High Performance Computing Laboratory

HPC Lab offers unique solutions of complex problems like uncovering hidden characteristics, exploring unknown correlations in natural phenomena as well as predicting market trends and even estimating customer preferences using techniques like HPC (high-performance computing), AI (Artificial Intelligence) and Big Data analytics.

HPC Lab offers reliable and sustainable (24/7) computational resources, meeting the needs of the research and academic community as well as those of the small and medium enterprise sector on a national and regional level.

HPC Lab is included in the international network https://www.labsexplorer.com/, which disseminates information about the services that users receive from laboratories with verified international presence.



HPC Lab’s team is connected to research with pan-european interest, conducted jointly with colleagues from the Supercomputing centre in Barcelona, Spain.


HPC Lab utilizes industry-leading technologies that provide the best money-per-watt ratio for computational resources on the market.


HPC Lab uses highly-scalable methods for modeling and simulations, allowing for improved parallelism and data storage.


HPC Lab has partnered with universities to conduct educational graduate-level courses in the field of computational science and high-performance computing systems. These courses are accredited by the National Evaluation and Accreditation Agency. HPC Lab’s team regularly conducts intense training tailored-on-demand for the users.
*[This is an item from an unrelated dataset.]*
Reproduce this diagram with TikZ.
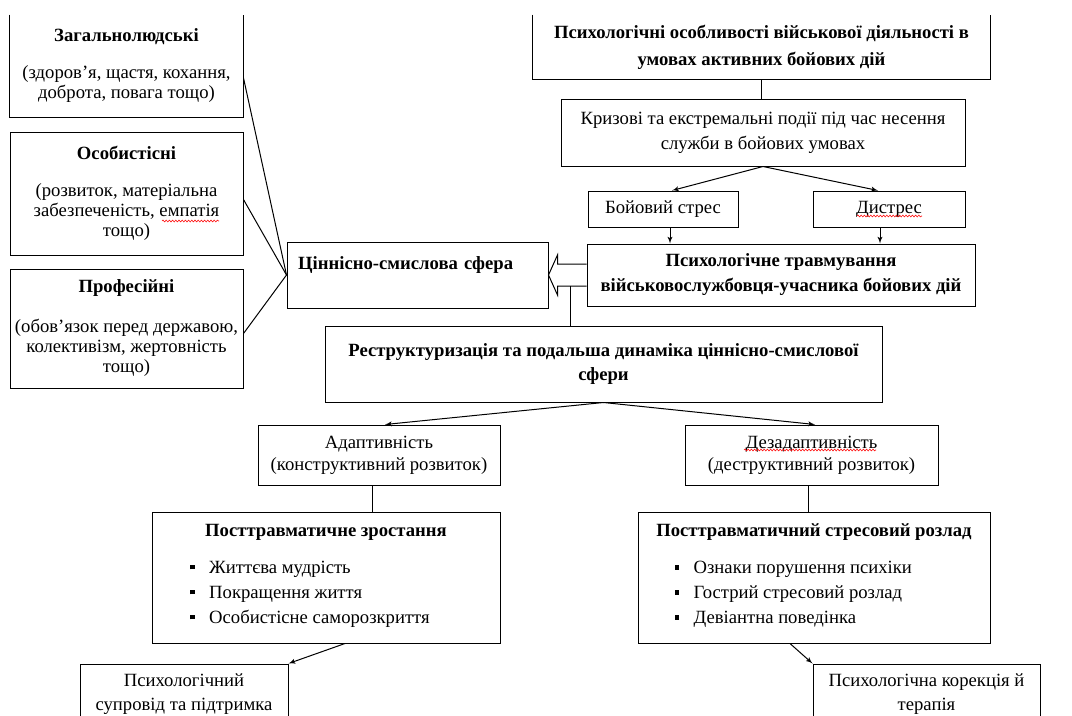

HPC Lab opens doors for group visits of students to get acquainted with modern computer technology.

The lab’s team participates in information days for business, public administration and the general public. We have been regular participants in the European Researcher’s Night since 2017.

Current research projects
  1. HPC Lab (via RDIC) is an Associated partner in the project BG05M2OP001-1.001-0004 (2018-2023): UNITe, financed by the Operational Programme Science and Education for Smart Growth

In this project scientific research is distributed in several subjects, in which HPC Lab’s resources have crucial role:

Infrastructure for Big Data as a service, Software services for Big Data; innovative mathematical methods and models in the digital workspace; Systems for analysis and virtualisation for Big Data in real time; Visualisation; digitalisation and prototyping; Intelligent cyber-physical systems; Intelligent and sustainable cities, Factories of the future, Big Data in natural sciences.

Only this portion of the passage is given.